Bill Hederman, the former chief market-watcher for the Federal Energy Regulatory Commission, has directed his newly created Natural Resources Group at the Washington, DC office of Morgan, Lewis & Bockius LLP in the publishing of a FERC compliance manual for energy company executives, illustrating the Commission's expanded powers under the new Energy Policy Act of 2005 (EPAct2005).
The manual "provides guidance to energy companies newly subject to FERC jurisdiction," said Hederman, who had been director of the Office of Market Oversight and Investigations (OMOI) until late last year. "The energy market chaos is over. Congress through the Energy Policy Act of 2005 directed FERC to get tough on compliance in both energy markets and electric grid reliability," and the Commission is doing just that.
The manual points out that the new energy law and FERC's rules implementing the law specifically give the Commission authority to prevent or punish market manipulation by "any entity" participating in the electric or gas market, not just already jurisdictional "natural gas companies."

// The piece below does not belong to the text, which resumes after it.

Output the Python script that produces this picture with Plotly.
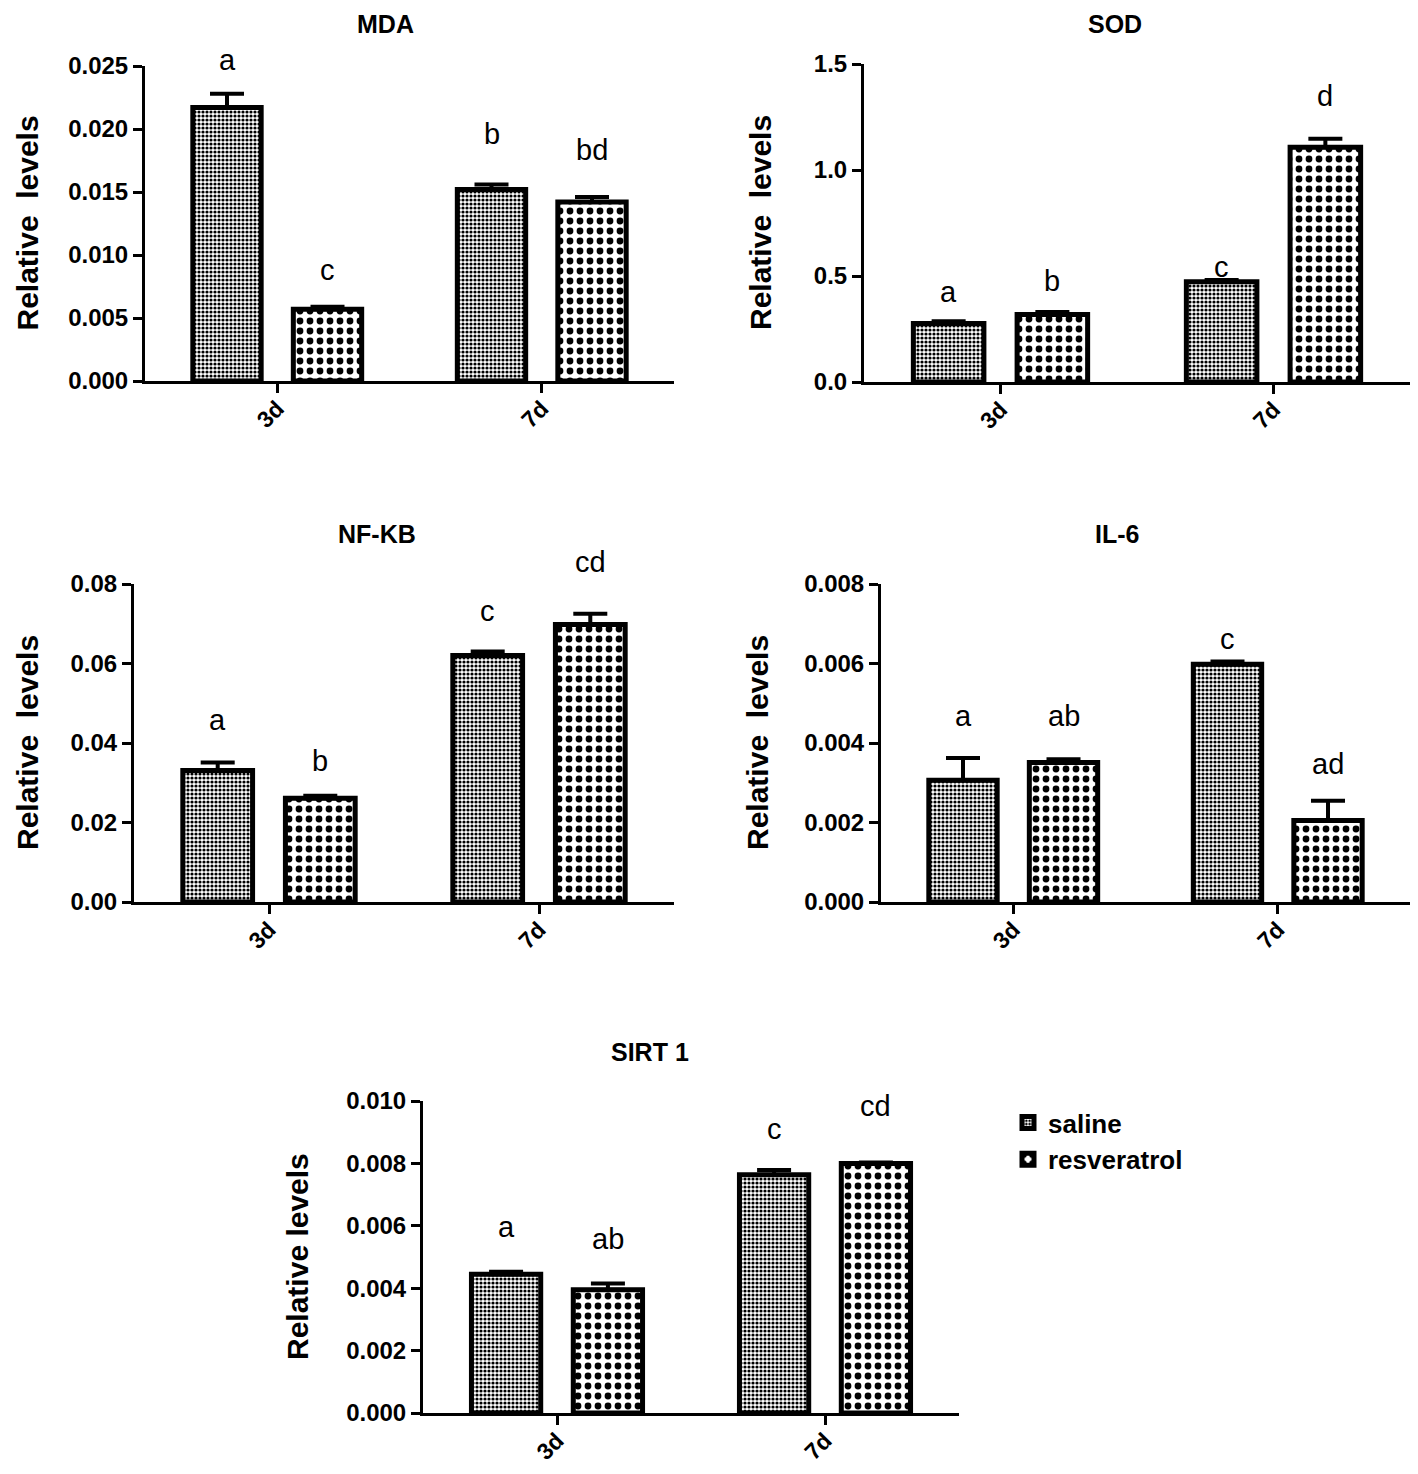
import plotly.graph_objects as go

# ---------------- data ----------------
categories = ["3d", "7d"]
groups = ["saline", "resveratrol"]

panel_titles = ["MDA", "SOD", "NF-KB", "IL-6", "SIRT 1"]

mda_saline = [0.0217, 0.0152]
mda_saline_err = [0.0011, 0.0004]
mda_resv = [0.0057, 0.0142]
mda_resv_err = [0.0002, 0.0004]
mda_letters_saline = ["a", "b"]
mda_letters_resv = ["c", "bd"]

sod_saline = [0.276, 0.473]
sod_saline_err = [0.010, 0.008]
sod_resv = [0.318, 1.107]
sod_resv_err = [0.012, 0.040]
sod_letters_saline = ["a", "c"]
sod_letters_resv = ["b", "d"]

nfkb_saline = [0.0331, 0.0620]
nfkb_saline_err = [0.0020, 0.0010]
nfkb_resv = [0.0261, 0.0698]
nfkb_resv_err = [0.0006, 0.0027]
nfkb_letters_saline = ["a", "c"]
nfkb_letters_resv = ["b", "cd"]

il6_saline = [0.00306, 0.00598]
il6_saline_err = [0.00056, 0.00007]
il6_resv = [0.00351, 0.00205]
il6_resv_err = [0.00008, 0.00050]
il6_letters_saline = ["a", "c"]
il6_letters_resv = ["ab", "ad"]

sirt_saline = [0.00445, 0.00764]
sirt_saline_err = [0.00008, 0.00015]
sirt_resv = [0.00395, 0.00800]
sirt_resv_err = [0.00020, 0.00003]
sirt_letters_saline = ["a", "c"]
sirt_letters_resv = ["ab", "cd"]

y_ranges = [[0, 0.025], [0, 1.5], [0, 0.08], [0, 0.008], [0, 0.010]]
y_dticks = [0.005, 0.5, 0.02, 0.002, 0.002]
y_formats = [".3f", ".1f", ".2f", ".3f", ".3f"]
y_titles = ["Relative\u00a0 levels", "Relative\u00a0 levels", "Relative\u00a0 levels",
            "Relative\u00a0 levels", "Relative levels"]

panels = [
    (mda_saline, mda_saline_err, mda_resv, mda_resv_err, mda_letters_saline, mda_letters_resv),
    (sod_saline, sod_saline_err, sod_resv, sod_resv_err, sod_letters_saline, sod_letters_resv),
    (nfkb_saline, nfkb_saline_err, nfkb_resv, nfkb_resv_err, nfkb_letters_saline, nfkb_letters_resv),
    (il6_saline, il6_saline_err, il6_resv, il6_resv_err, il6_letters_saline, il6_letters_resv),
    (sirt_saline, sirt_saline_err, sirt_resv, sirt_resv_err, sirt_letters_saline, sirt_letters_resv),
]

# ---------------- layout / style ----------------
PAGE_MARGIN = 8          # default body margin of the html page
W, H = 1418 - 2 * PAGE_MARGIN, 1474 - 2 * PAGE_MARGIN
SX_A = 2.0

# target boxes of plot areas in page pixels: (left, right, top, bottom)
boxes = [
    (143, 672, 66, 381),
    (862, 1412, 64, 382),
    (132, 672, 584, 902),
    (879, 1412, 584, 902),
    (421, 957, 1101, 1413),
]
title_pos = [(383, 24), (1113, 24), (375, 534), (1115, 534), (648, 1052)]
ytitle_page_x = [27, 760, 27, 757, 297]
# pixel shifts of letters above error caps: (saline, resveratrol) per category
letter_shift = [
    ([34, 50], [37, 47]),
    ([29, 13], [31, 43]),
    ([42, 41], [35, 52]),
    ([42, 23], [43, 37]),
    ([45, 41], [45, 56]),
]

FONT = "Liberation Sans, Arial, sans-serif"
bar_off = 0.19

def clamp(v):
    return max(0.0, min(1.0, v))

def px_x(p):
    return clamp((p + SX_A - PAGE_MARGIN) / W)

def px_y(p):
    return clamp(1 - (p - PAGE_MARGIN) / H)

fig = go.Figure()
annotations = []
layout_axes = {}

pat_saline = dict(shape=".", size=4, solidity=0.5, fgcolor="black", bgcolor="white", fillmode="replace")
pat_resv = dict(shape=".", size=10, solidity=0.36, fgcolor="black", bgcolor="white", fillmode="replace")

for i, (s, se, r, re_, ls, lr) in enumerate(panels):
    n = "" if i == 0 else str(i + 1)
    xa, ya = "x" + n, "y" + n
    fig.add_trace(go.Bar(
        x=list(range(len(categories))), y=s, name=groups[0], xaxis=xa, yaxis=ya,
        marker=dict(color="white", line=dict(color="black", width=5), pattern=pat_saline),
        error_y=dict(type="data", array=se, arrayminus=[0] * len(se), symmetric=False,
                     color="black", thickness=4, width=17),
        showlegend=(i == 4), legendgroup="g1",
    ))
    fig.add_trace(go.Bar(
        x=list(range(len(categories))), y=r, name=groups[1], xaxis=xa, yaxis=ya,
        marker=dict(color="white", line=dict(color="black", width=5), pattern=pat_resv),
        error_y=dict(type="data", array=re_, arrayminus=[0] * len(re_), symmetric=False,
                     color="black", thickness=4, width=17),
        showlegend=(i == 4), legendgroup="g2",
    ))
    L, R, T, B = boxes[i]
    layout_axes["xaxis" + n] = dict(
        domain=[px_x(L), px_x(R)], anchor=ya, range=[-0.5, 1.5], automargin=False,
        tickmode="array", tickvals=list(range(len(categories))), ticktext=categories,
        tickangle=-45, ticks="outside", ticklen=9, tickwidth=3, tickcolor="black",
        ticklabelstandoff=-7,
        showline=True, linecolor="black", linewidth=3, showgrid=False, zeroline=False,
        tickfont=dict(family=FONT, size=23, color="black", weight="bold"),
    )
    layout_axes["yaxis" + n] = dict(
        domain=[px_y(B), px_y(T)], anchor=xa, range=y_ranges[i], dtick=y_dticks[i],
        automargin=False,
        tick0=0, tickformat=y_formats[i], ticks="outside", ticklen=9, tickwidth=3,
        tickcolor="black", showline=True, linecolor="black", linewidth=3,
        showgrid=False, zeroline=False,
        tickfont=dict(family=FONT, size=24, color="black", weight="bold"),
    )
    tx_, ty_ = title_pos[i]
    annotations.append(dict(
        text=panel_titles[i], x=px_x(tx_), y=px_y(ty_), xref="paper", yref="paper",
        showarrow=False, xanchor="center", yanchor="middle",
        font=dict(family=FONT, size=25, color="black", weight="bold"),
    ))
    annotations.append(dict(
        text=y_titles[i], x=clamp((ytitle_page_x[i] - PAGE_MARGIN) / W), y=px_y((T + B) / 2),
        xref="paper", yref="paper",
        showarrow=False, xanchor="center", yanchor="middle", textangle=-90,
        font=dict(family=FONT, size=30, color="black", weight="bold"),
    ))
    for j in range(len(categories)):
        for vals, errs, lets, off, k in ((s, se, ls, -bar_off, 0), (r, re_, lr, bar_off, 1)):
            annotations.append(dict(
                text=lets[j], x=j + off, y=vals[j] + errs[j], xref=xa, yref=ya,
                showarrow=False, xanchor="center", yanchor="middle",
                yshift=letter_shift[i][k][j],
                font=dict(family=FONT, size=29, color="black"),
            ))

fig.update_layout(
    width=W, height=H, autosize=False,
    margin=dict(l=0, r=0, t=0, b=0, autoexpand=False),
    paper_bgcolor="white", plot_bgcolor="white",
    barmode="group", bargap=0.24, bargroupgap=0.32,
    annotations=annotations,
    legend=dict(x=px_x(1006), y=px_y(1099), xanchor="left", yanchor="top",
                font=dict(family=FONT, size=26, color="black", weight="bold"),
                bgcolor="rgba(0,0,0,0)", traceorder="normal", tracegroupgap=4),
    **layout_axes,
)

fig.write_html("out.html")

"It's time to move on, time for business leaders to take the baton from the policy-makers and put measures in place that will successfully comply with the intent of EPAct 2005 and FERC rules," it said. The Morgan Bockius manual, "FERC Compliance, A Legal and Business Guide," is a user-friendly tool, "not a typical law firm document," to help company decision-makers, Hederman said.
The manual of over 150 pages (paper or CD) is available to Morgan Bockius clients or potential clients, which includes just about everyone except some other law firm's clients, Hederman said at a briefing Tuesday morning.
Chapter headings include: Elements of a Regulatory Compliance Program; Penalty Authority and Enforcement Policy; Market Behavior Rules; Rules Against Market Manipulation; Standards of Conduct; Code of Conduct and Affiliate Transactions; Market-based Rate Authority Reporting Requirements; Transactions Subject to Prior FERC approval; PUHCA 2005; QF Rules; Interlocking Director Requirements; Reliability; Interstate Pipeline Capacity Release Regulations; Document Retention Regulations.
In the market manipulation section, the manual notes that while FERC is not expanding the subject matter jurisdiction, the new law "gave the Commission broad jurisdiction over the entities that engage in certain conduct." That includes marketers and even municipals, Hederman said. He noted the penalties for noncompliance have grown to be "quite substantial."
FERC believes the law and its new regulations based on the law "permit the Commission to police all forms of fraud and manipulation that affect natural gas and electric energy transactions and activities the Commission is charged with protecting." The manual explains the Commission's reliance on the Securities and Exchange Act rules against market manipulation and how those rules work.